Dans le film, l’escapade au lac est une respiration et un vertige. Sur place, vous ressentez exactement ça: une légèreté, puis une pointe d’inquiétude, parce que tout ce qui est beau finit par se transformer. Vous voyez ces couples assis au bord, ces familles, ces solitaires qui lisent ? Personne ne joue un rôle, et pourtant chacun raconte une histoire.

Si vous restez jusqu’à la fin de l’après-midi, la lumière change et Sirmione devient plus douce, moins “jolie”. Plus vraie. Le lac prend une teinte bleu-gris, et vous comprenez qu’un décor peut être romantique sans être sucré.

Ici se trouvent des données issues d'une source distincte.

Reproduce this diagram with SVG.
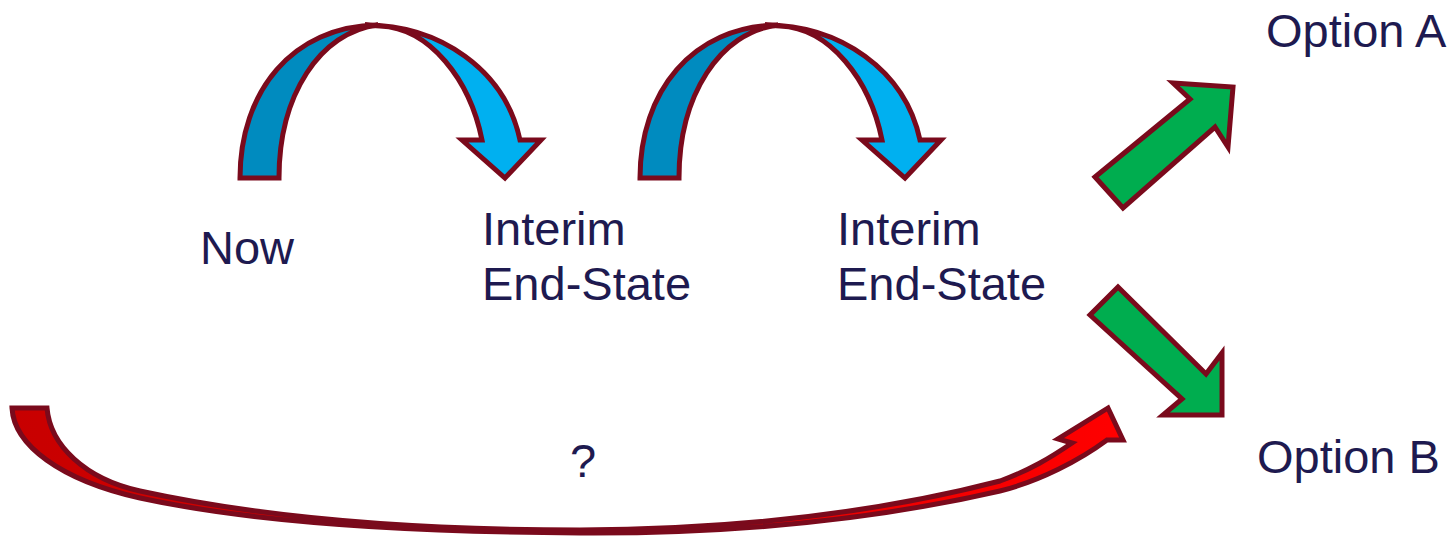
<svg xmlns="http://www.w3.org/2000/svg" width="1453" height="537" viewBox="0 0 1453 537">
<defs>
<style>
.shape{stroke:#7A0A1C;stroke-width:5;stroke-linejoin:miter}
.dark{fill:#008BBF}
.light{fill:#00B0F0}
.green{fill:#00AD4F}
.lbl{font-family:"Liberation Sans",Arial,sans-serif;font-size:47px;fill:#1E1A50}
</style>
<linearGradient id="redg" x1="0" y1="0" x2="1" y2="0">
<stop offset="0" stop-color="#C80000"/>
<stop offset="0.6" stop-color="#E00000"/>
<stop offset="1" stop-color="#FF0000"/>
</linearGradient>
<g id="curved">
<path class="shape dark" d="M240,178 C240,92 292,26 378,25 C320,32 279,95 279,178 Z"/>
<path class="shape light" d="M365,25 C440,25 505,70 520,140 L541,140 L505,178 L462,140 L482,140 C470,80 430,28 380,26 Z"/>
</g>
</defs>
<g id="connectors">
<g id="blue-arrow-1"><use href="#curved"/></g>
<g id="blue-arrow-2"><use href="#curved" transform="translate(400,0)"/></g>
<g id="green-arrow-a"><path class="shape green" d="M1095,177 L1190,99 L1173,83 L1233,87 L1228,147 L1215,127 L1123,208 Z"/></g>
<g id="green-arrow-b"><path class="shape green" d="M1118,287 L1206,374 L1222,353 L1222,415 L1163,415 L1182,399 L1090,315 Z"/></g>
<g id="red-arrow"><path class="shape" fill="url(#redg)" d="M12,408 C14,445 60,480 140,498 C250,522 400,532 580,533 C760,534 900,514 1000,491 C1040,481 1080,460 1107,440 L1123,440 L1108,408 L1058,439 L1072,443 C1050,458 1030,470 1000,481 C900,507 760,529 580,530 C400,530 250,515 140,491 C85,479 50,445 47,408 Z"/></g>
</g>
<g id="node-now"><text class="lbl" x="200" y="264">Now</text></g>
<g id="node-interim-1"><text class="lbl" x="482" y="245">Interim</text><text class="lbl" x="482" y="300">End-State</text></g>
<g id="node-interim-2"><text class="lbl" x="837" y="245">Interim</text><text class="lbl" x="837" y="300">End-State</text></g>
<g id="node-option-a"><text class="lbl" x="1266" y="47">Option A</text></g>
<g id="node-option-b"><text class="lbl" x="1257" y="473">Option B</text></g>
<g id="node-question"><text class="lbl" x="570" y="477">?</text></g>
</svg>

Bergamo – la ville où Oliver part, et où le monde reprend

Bergamo - la ville où Oliver part, et où le monde reprend

Bergamo – la ville où Oliver part, et où le monde reprend

Dans “Call Me by Your Name”, il y a un moment où l’été commence à se refermer – pas d’un coup, mais avec cette logique cruelle des saisons. Oliver part “pour Bergamo”. Le nom suffit à créer une distance. Bergame, ce n’est plus la campagne étale, c’est la ville qui organise, qui cadre, qui remet des horaires.

Arriver à Bergame après les villages, c’est sentir une autre énergie. La gare, les rues plus actives, les pas plus rapides. Et puis, si vous montez vers la Città Alta (la ville haute), l’atmosphère se transforme encore: murs, escaliers, pierres anciennes, places qui résonnent. Là-haut, la Piazza Vecchia semble tenir le ciel par les coins. On s’assoit, on regarde, on entend des langues différentes. C’est beau, mais c’est un autre beau – moins intime.

Ce qui est fascinant, c’est que Bergame n’essaie pas d’imiter la douceur de Crema. Elle est plus verticale, plus décidée. Et c’est précisément ce contraste qui fait mal dans le film: on sait que les sentiments ne disparaissent pas, ils changent de forme, ils se déplacent. Comme un train qui s’éloigne, sans bruit héroïque, juste avec cette certitude froide d’aller quelque part.

Si vous marchez le soir le long des remparts, la plaine s’étend en dessous, immense. On se surprend à chercher du regard la direction de Crema, ou celle du lac, comme si le corps voulait vérifier que tout cela existe encore , même après le départ.